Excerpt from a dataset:
###

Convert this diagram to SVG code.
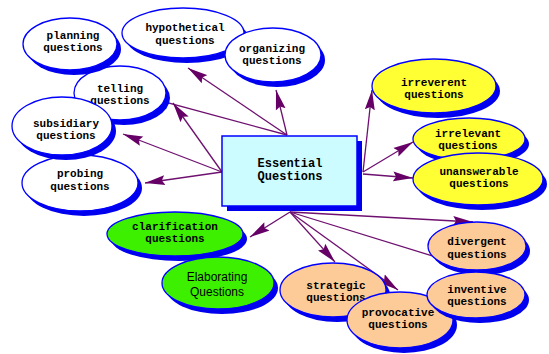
<svg xmlns="http://www.w3.org/2000/svg" width="549" height="354" viewBox="0 0 549 354">
<defs>
<marker id="ah" markerUnits="userSpaceOnUse" markerWidth="22" markerHeight="11" refX="20" refY="5.5" orient="auto">
<path d="M0,0.5 L20,5.5 L0,10.5 L3,5.5 z" fill="#660066"/>
</marker>
</defs>
<style>
.c line{stroke:#6e1070;stroke-width:1.3;marker-end:url(#ah)}
.sh{fill:#0000ee}
.e{stroke:#0000ff;stroke-width:1.3}
.w{fill:#ffffff}
.y{fill:#ffff33}
.g{fill:#3cf000}
.p{fill:#fccb98}
text{font-family:"Liberation Mono","DejaVu Sans Mono",monospace;font-size:11px;font-weight:bold;fill:#000;text-anchor:middle}
.big{font-size:12px}
.sans{font-family:"Liberation Sans",Arial,sans-serif;font-size:12px;font-weight:normal}
</style>
<rect width="549" height="354" fill="#ffffff"/>
<g id="connectors" class="c">
<line x1="287" y1="135" x2="80" y2="79"/>
<line x1="287" y1="135" x2="188" y2="68"/>
<line x1="287" y1="135" x2="276" y2="90"/>
<line x1="222" y1="172" x2="173" y2="103"/>
<line x1="222" y1="172" x2="123" y2="134"/>
<line x1="222" y1="172" x2="145" y2="183"/>
<line x1="363" y1="172" x2="372" y2="90"/>
<line x1="363" y1="172" x2="413" y2="142"/>
<line x1="363" y1="174" x2="413" y2="178"/>
<line x1="290" y1="212" x2="250" y2="237"/>
<line x1="290" y1="212" x2="335" y2="262"/>
<line x1="290" y1="212" x2="398" y2="290"/>
<line x1="290" y1="212" x2="473" y2="222"/>
<line x1="290" y1="212" x2="478" y2="270"/>
</g>
<g id="hypothetical">
<ellipse class="sh" cx="187" cy="38" rx="61" ry="25"/>
<ellipse class="e w" cx="183" cy="33" rx="61" ry="25"/>
<text x="185" y="31">hypothetical</text><text x="185" y="44">questions</text>
</g>
<g id="organizing">
<ellipse class="sh" cx="277" cy="60" rx="48" ry="27"/>
<ellipse class="e w" cx="273" cy="55" rx="48" ry="27"/>
<text x="272" y="52">organizing</text><text x="272" y="64">questions</text>
</g>
<g id="telling">
<ellipse class="sh" cx="124" cy="98" rx="46" ry="27"/>
<ellipse class="e w" cx="120" cy="93" rx="46" ry="27"/>
<text x="120" y="92">telling</text><text x="120" y="104">questions</text>
</g>
<g id="planning">
<ellipse class="sh" cx="74" cy="49" rx="47" ry="26"/>
<ellipse class="e w" cx="70" cy="44" rx="47" ry="26"/>
<text x="73" y="39">planning</text><text x="73" y="51">questions</text>
</g>
<g id="probing">
<ellipse class="sh" cx="84" cy="188" rx="58" ry="28"/>
<ellipse class="e w" cx="80" cy="183" rx="58" ry="28"/>
<text x="80" y="177">probing</text><text x="80" y="190">questions</text>
</g>
<g id="subsidiary">
<ellipse class="sh" cx="66" cy="131" rx="50" ry="29"/>
<ellipse class="e w" cx="62" cy="126" rx="50" ry="29"/>
<text x="66" y="127">subsidiary</text><text x="66" y="139">questions</text>
</g>
<g id="irreverent">
<ellipse class="sh" cx="438" cy="91" rx="62" ry="27"/>
<ellipse class="e y" cx="434" cy="86" rx="62" ry="27"/>
<text x="434" y="86">irreverent</text><text x="434" y="98">questions</text>
</g>
<g id="irrelevant">
<ellipse class="sh" cx="473" cy="144" rx="56" ry="21"/>
<ellipse class="e y" cx="469" cy="139" rx="56" ry="21"/>
<text x="468" y="137">irrelevant</text><text x="468" y="149">questions</text>
</g>
<g id="unanswerable">
<ellipse class="sh" cx="482" cy="184" rx="65" ry="26"/>
<ellipse class="e y" cx="478" cy="179" rx="65" ry="26"/>
<text x="479" y="175">unanswerable</text><text x="479" y="187">questions</text>
</g>
<g id="clarification">
<ellipse class="sh" cx="179" cy="239" rx="68" ry="22"/>
<ellipse class="e g" cx="175" cy="234" rx="68" ry="22"/>
<text x="175" y="230">clarification</text><text x="175" y="242">questions</text>
</g>
<g id="elaborating">
<ellipse class="sh" cx="222" cy="288" rx="56" ry="26"/>
<ellipse class="e g" cx="218" cy="283" rx="56" ry="26"/>
<text class="sans" x="217" y="281">Elaborating</text><text class="sans" x="217" y="296">Questions</text>
</g>
<g id="strategic">
<ellipse class="sh" cx="337" cy="295" rx="53" ry="27"/>
<ellipse class="e p" cx="333" cy="290" rx="53" ry="27"/>
<text x="336" y="289">strategic</text><text x="336" y="301">questions</text>
</g>
<g id="divergent">
<ellipse class="sh" cx="481" cy="251" rx="49" ry="24"/>
<ellipse class="e p" cx="477" cy="246" rx="49" ry="24"/>
<text x="477" y="245">divergent</text><text x="477" y="258">questions</text>
</g>
<g id="provocative">
<ellipse class="sh" cx="404" cy="325" rx="53" ry="28"/>
<ellipse class="e p" cx="400" cy="320" rx="53" ry="28"/>
<text x="398" y="316">provocative</text><text x="398" y="328">questions</text>
</g>
<g id="inventive">
<ellipse class="sh" cx="480" cy="300" rx="49" ry="23"/>
<ellipse class="e p" cx="476" cy="295" rx="49" ry="23"/>
<text x="477" y="293">inventive</text><text x="477" y="305">questions</text>
</g>
<g id="essential">
<rect x="227" y="141" width="135" height="70" fill="#0000ee"/>
<rect x="222" y="136" width="135" height="70" fill="#ccfcff" stroke="#0000ff" stroke-width="1.5"/>
<text class="big" x="290" y="167">Essential</text><text class="big" x="290" y="180">Questions</text>
</g>
</svg>
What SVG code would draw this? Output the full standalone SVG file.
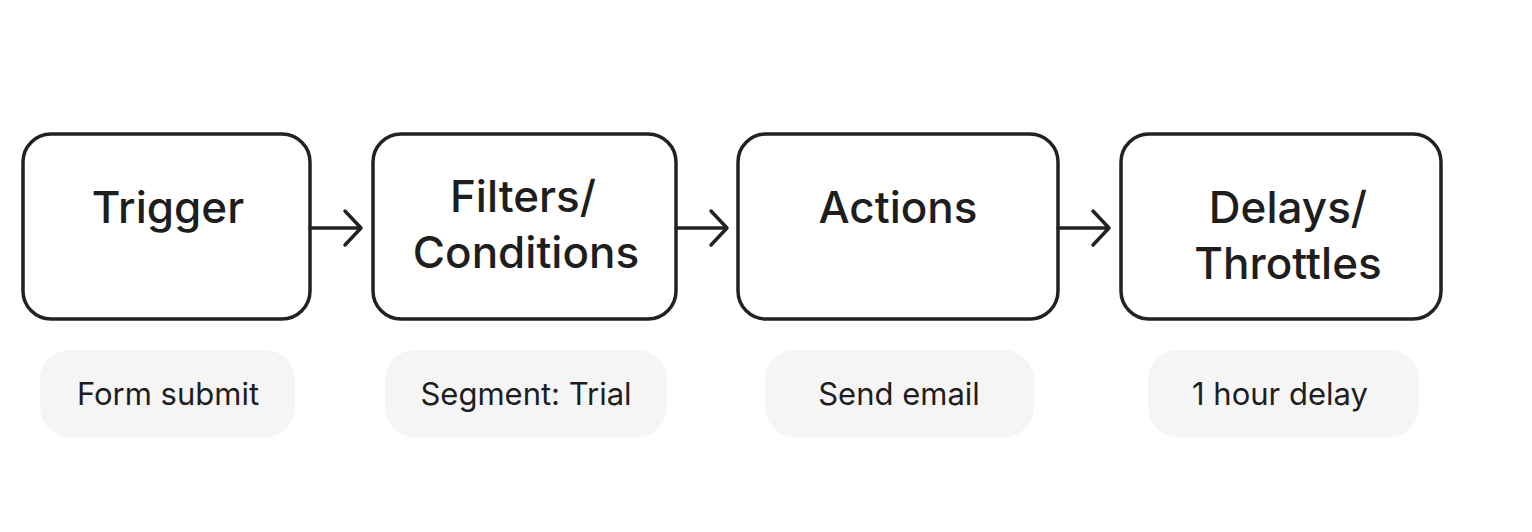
<svg xmlns="http://www.w3.org/2000/svg" width="1532" height="532" viewBox="0 0 1532 532">
<style>
.box{fill:#fff;stroke:#222;stroke-width:3.5}
.pill{fill:#f5f5f6}
.t{font-family:Inter,"Liberation Sans",sans-serif;font-size:44px;fill:#1e1e1e;text-anchor:middle;font-weight:500}
.s{font-family:Inter,"Liberation Sans",sans-serif;font-size:31px;fill:#1e1e1e;text-anchor:middle}
.c{fill:none;stroke:#222;stroke-width:3.5;stroke-linecap:round;stroke-linejoin:round}
</style>
<rect width="1532" height="532" fill="#fff"/>
<g id="trigger"><rect class="box" x="23" y="134" width="287" height="185" rx="28"/><text class="t" x="168" y="223">Trigger</text></g>
<g id="filters"><rect class="box" x="373" y="134" width="303" height="185" rx="28"/><text class="t" x="523" y="212">Filters/</text><text class="t" x="526" y="268">Conditions</text></g>
<g id="actions"><rect class="box" x="738" y="134" width="320" height="185" rx="28"/><text class="t" x="898" y="223">Actions</text></g>
<g id="delays"><rect class="box" x="1121" y="134" width="320" height="185" rx="28"/><text class="t" x="1288" y="223">Delays/</text><text class="t" x="1288" y="279">Throttles</text></g>
<g id="form"><rect class="pill" x="40" y="350" width="255" height="87" rx="30"/><text class="s" x="168" y="405">Form submit</text></g>
<g id="segment"><rect class="pill" x="385" y="350" width="282" height="87" rx="30"/><text class="s" x="526" y="405">Segment: Trial</text></g>
<g id="send"><rect class="pill" x="765" y="350" width="269" height="87" rx="30"/><text class="s" x="899" y="405">Send email</text></g>
<g id="hour"><rect class="pill" x="1148" y="350" width="271" height="87" rx="30"/><text class="s" x="1280" y="405">1 hour delay</text></g>
<g id="connectors">
<path class="c" d="M310 228H360M345 211L361 228L345 245"/>
<path class="c" d="M676 228H726M711 211L727 228L711 245"/>
<path class="c" d="M1058 228H1108M1093 211L1109 228L1093 245"/>
</g>
</svg>
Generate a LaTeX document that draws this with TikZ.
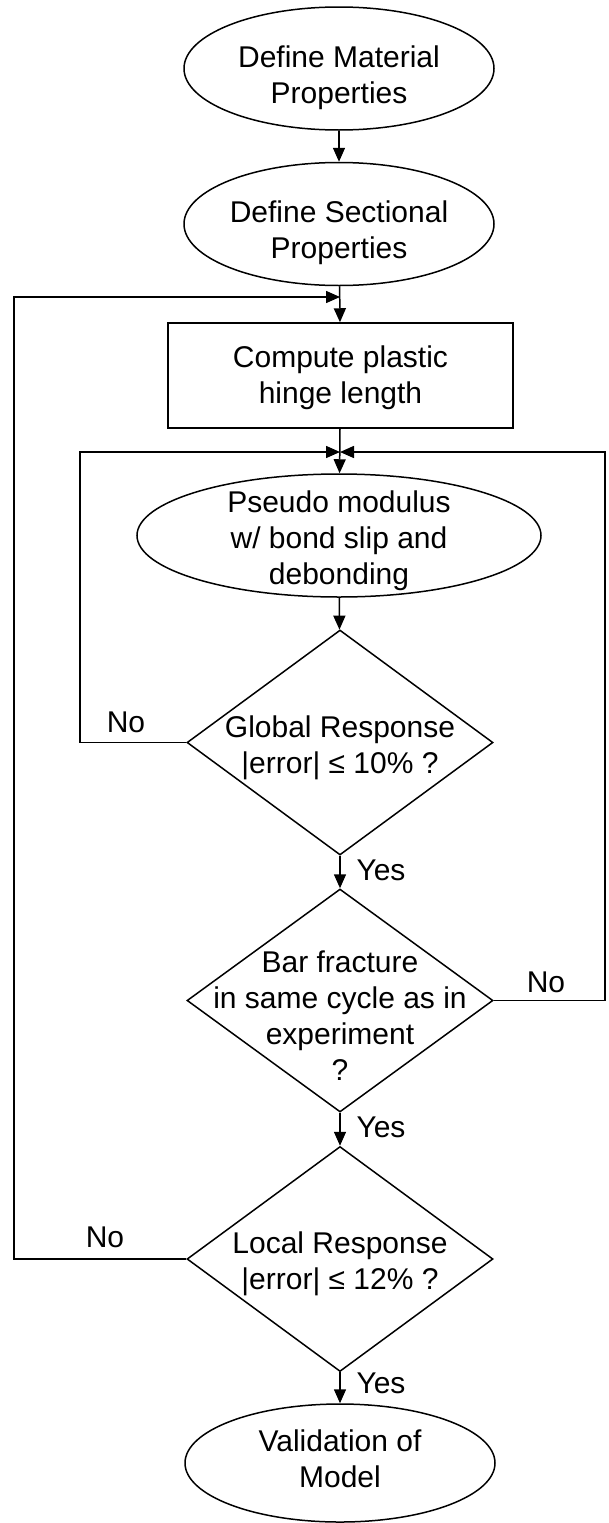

###

* [TASK INSTRUCTIONS] Tally up the lines of the listing containing the word "this". Give only the total.

* [TASK SOLUTION] 3